Everybody that has intermediate experience with 2d renderers knows that a sprite batcher has data inside of graphics API specific buffers that needs to be updated, and we always look for the fastest way to update it. Now I've run into a dilemma - For Metal and Swift, what is the smartest thing to update, and what is the smartest way of doing it? To be more specific, shall I update vertices before sending them to the GPU (do the vertex and tex coord transformations on the CPU), or create the transform matrix, create the tex coord parameters, and send it in one instanced uniforms buffer (do the vertex and tex coord transformations on the GPU). The way I'm doing it currently involves instanced rendering and a giant uniforms buffer which is aligned to 8 bytes.
Static Data
static let spritesPerBatch: Int = 1024
static var spritesData: [Float] = [Float](count: spritesPerBatch * BufferConstants.SIZE_OF_SPRITE_INSTANCE_UNIFORMS / sizeof(Float), repeatedValue: 0.0)
Queueing Sprite Data
Method: SpriteBatch.begin()
spritesInBatch = 0
Method: SpriteBatch.submit(sprite)
let offset: Int = spritesInBatch * BufferConstants.SIZE_OF_SPRITE_INSTANCE_UNIFORMS / sizeof(Float)
// transform matrix (3x2)
spritesData[offset + 0] = wsx * cosMetaRot * xOrtho
spritesData[offset + 1] = wsx * sinMetaRot * yOrtho
spritesData[offset + 2] = -hsy * sinMetaRot * xOrtho
spritesData[offset + 3] = hsy * cosMetaRot * yOrtho
spritesData[offset + 4] = (tx * cosNegCameraRotation - ty * sinNegCameraRotation) * xOrtho
spritesData[offset + 5] = (tx * sinNegCameraRotation + ty * cosNegCameraRotation) * yOrtho
// tex coords and lengths
spritesData[offset + 6] = sprite.getU()
spritesData[offset + 7] = sprite.getV()
spritesData[offset + 8] = sprite.getUVW()
spritesData[offset + 9] = sprite.getUVH()
// which texture to use out of the 16 that could be bound
spritesData[offset + 10] = Float(targetTextureIDIndex)
spritesInBatch++
Copying sprite data into the uniforms buffer
Method: SpriteBatch.end()
instancedUniformsBuffer = device.newBufferWithLength(length: spritesPerBatch * BufferConstants.SIZE_OF_SPRITE_INSTANCE_UNIFORMS, options: MTLResourceOptions.CPUCacheModeWriteCombined)
instancedUniformsPointer = instancedUniformsBuffer.contents()
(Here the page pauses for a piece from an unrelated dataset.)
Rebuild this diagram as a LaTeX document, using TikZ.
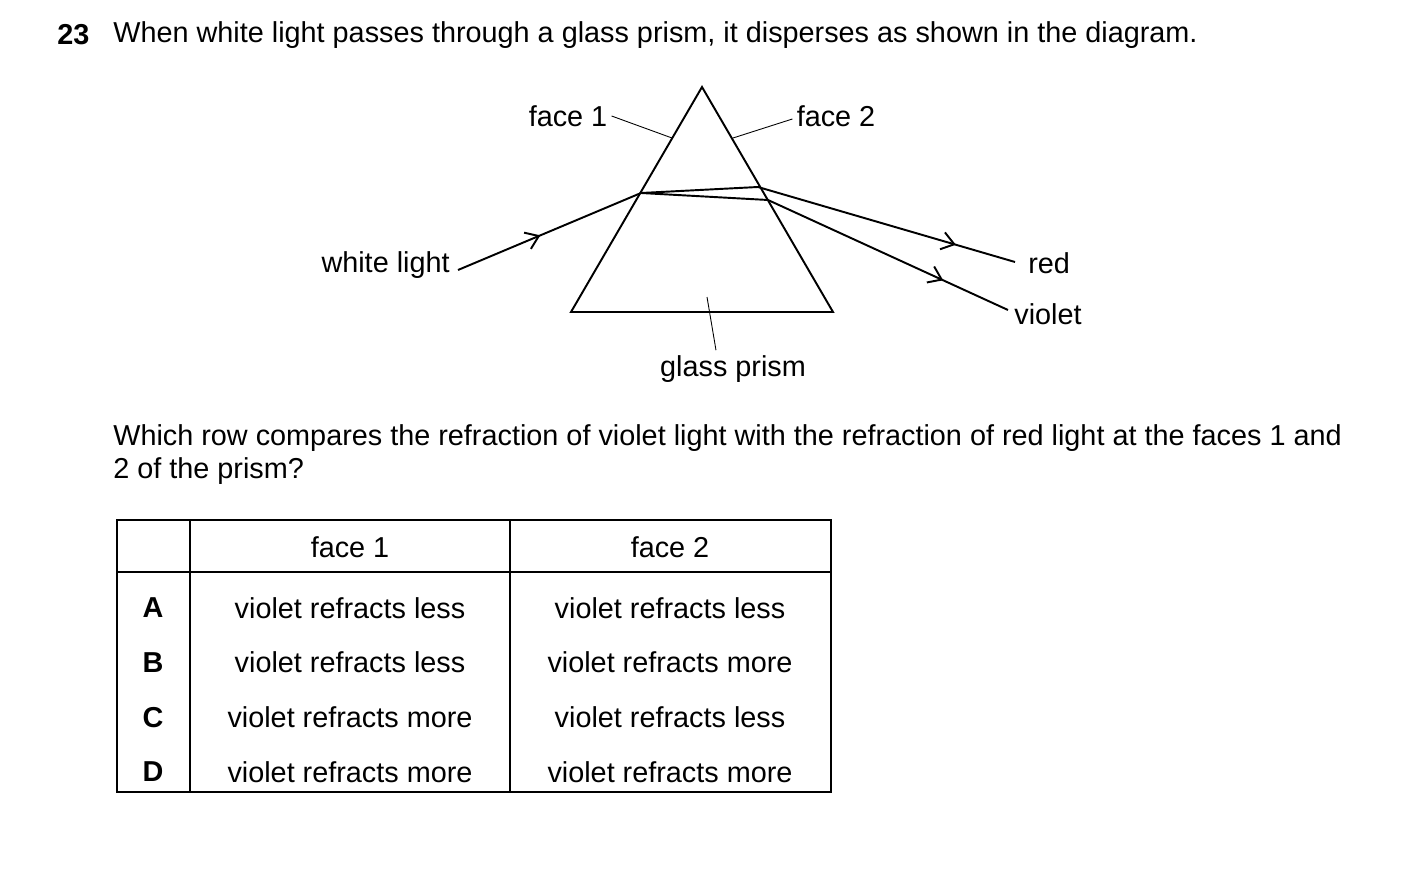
\documentclass[tikz,border=0pt]{standalone}
\usepackage{fontspec}
\setmainfont{Liberation Sans}
\usetikzlibrary{arrows.meta,decorations.markings}
\begin{document}
\begin{tikzpicture}[x=0.02cm,y=-0.02cm,
    txt/.style={inner sep=0pt,font=\fontsize{16.4}{19}\selectfont},
    ray/.style={line width=1.1pt,postaction={decorate}},
    lead/.style={line width=0.5pt},
    cell/.style={line width=0.6pt}]
        \useasboundingbox (0,0) rectangle (1403,885);
        % question
        \node[txt,anchor=west,font=\fontsize{16.4}{19}\selectfont\bfseries] (qn) at (57,35) {23};
        \node[txt,anchor=west] (q) at (113,35) {When white light passes through a glass prism, it disperses as shown in the diagram.};

        % prism
        \coordinate (apex) at (702,87);
        \coordinate (bl) at (571,312);
        \coordinate (br) at (833,312);
        \draw [line width=1.1pt, line join=miter] (apex) -- (bl) -- (br) -- cycle;

        % rays
        \coordinate (in) at (458,270);
        \coordinate (p1) at (641,193);
        \coordinate (pr) at (758,187);
        \coordinate (pv) at (768,200);
        \coordinate (rend) at (1015,262);
        \coordinate (vend) at (1008,310);
        \draw [ray, decoration={markings, mark=at position 0.45 with {\arrow{Straight Barb[length=7pt,width=10pt]}}}] (in) -- (p1);
        \draw [line width=1.1pt] (p1) -- (pr);
        \draw [line width=1.1pt] (p1) -- (pv);
        \draw [ray, decoration={markings, mark=at position 0.77 with {\arrow{Straight Barb[length=7pt,width=10pt]}}}] (pr) -- (rend);
        \draw [ray, decoration={markings, mark=at position 0.73 with {\arrow{Straight Barb[length=7pt,width=10pt]}}}] (pv) -- (vend);

        % labels
        \node[txt,anchor=east] (white) at (450,265) {white light};
        \node[txt,anchor=west] (red) at (1028,263) {red};
        \node[txt,anchor=west] (violet) at (1014,314) {violet};
        \node[txt] (face1) at (568,116) {face 1};
        \node[txt] (face2) at (836,116) {face 2};
        \node[txt] (glass) at (733,369) {glass prism};
        \draw [lead] (face1.east) ++(4,0) -- (672,138);
        \draw [lead] (face2.west) ++(-4,3) -- (733,138);
        \draw [lead] (glass.north) ++(-17,-5) -- (707,297);

        % second question
        \node[txt,anchor=west] (q2a) at (113,438) {Which row compares the refraction of violet light with the refraction of red light at the faces 1 and};
        \node[txt,anchor=west] (q2b) at (113,471) {2 of the prism?};

        % table
        \draw [cell] (117,520) rectangle (831,792);
        \draw [cell] (117,572) -- (831,572);
        \draw [cell] (190,520) -- (190,792);
        \draw [cell] (510,520) -- (510,792);
        \node[txt] (h1) at (350,547) {face 1};
        \node[txt] (h2) at (670,547) {face 2};
        \foreach \lt/\fa/\fb [count=\i] in {A/less/less,B/less/more,C/more/less,D/more/more} {
            \node[txt,font=\fontsize{16.4}{19}\selectfont\bfseries] (l\i) at (153,553+54.7*\i) {\lt};
            \node[txt] (a\i) at (350,553+54.7*\i) {violet refracts \fa};
            \node[txt] (b\i) at (670,553+54.7*\i) {violet refracts \fb};
        }
\end{tikzpicture}
\end{document}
memcpy(instancedUniformsPointer, spritesData, instancedUniformsBuffer.length)
Renderer.renderSpriteBatch()
Sprite batch render method
Method: Renderer.renderSpriteBatch()
Shaders.setShaderProgram(Shaders.SPRITE)
let textureIDs: [TextureID] = SpriteBatch.getTextureIDs()
for (var i: Int = 0; i < textureIDs.count; i++) {
renderEncoder.setFragmentTexture(TextureManager.getTexture(textureIDs[i]).texture, atIndex: i)
}
let instancedUniformsBuffer: MTLBuffer = SpriteBatch.getInstancedUniformsBuffer().buffer
renderEncoder.setVertexBuffer(VertexBuffers.SPRITE.buffer, offset: 0, atIndex: 0)
renderEncoder.setVertexBuffer(instancedUniformsBuffer, offset: 0, atIndex: 1)
renderEncoder.drawIndexedPrimitives(MTLPrimitiveType.Triangle, indexCount: BufferConstants.SPRITE_INDEX_COUNT, indexType: MTLIndexType.UInt16, indexBuffer: IndexBuffers.SPRITE.buffer, indexBufferOffset: 0, instanceCount: SpriteBatch.getSpritesInBatch())
I currently am able to get about 1400 sprites sized at 32x64 with 8 separate textures at 60 fps on an iPhone 5s. I am mostly satisfied with this and will be able to finish my iOS game with that number. However, I want to push the boundary so that I can use better effects in the game. To reiterate the question in case I haven't made it clear just yet, I'm wondering two major things that are specific to PERFORMANCE.
- Would it be a better idea to have a larger vertex buffer (as opposed to my current method: sharing one vertex and index buffer for ALL sprites) where I am setting the position and texture coordinates of each vertex using memory copies on the CPU side? This would also mean NOT using instanced draw calls.
- If not, is there a faster way to prepare and copy the sprite data?
Thanks and sorry for the super long post! :)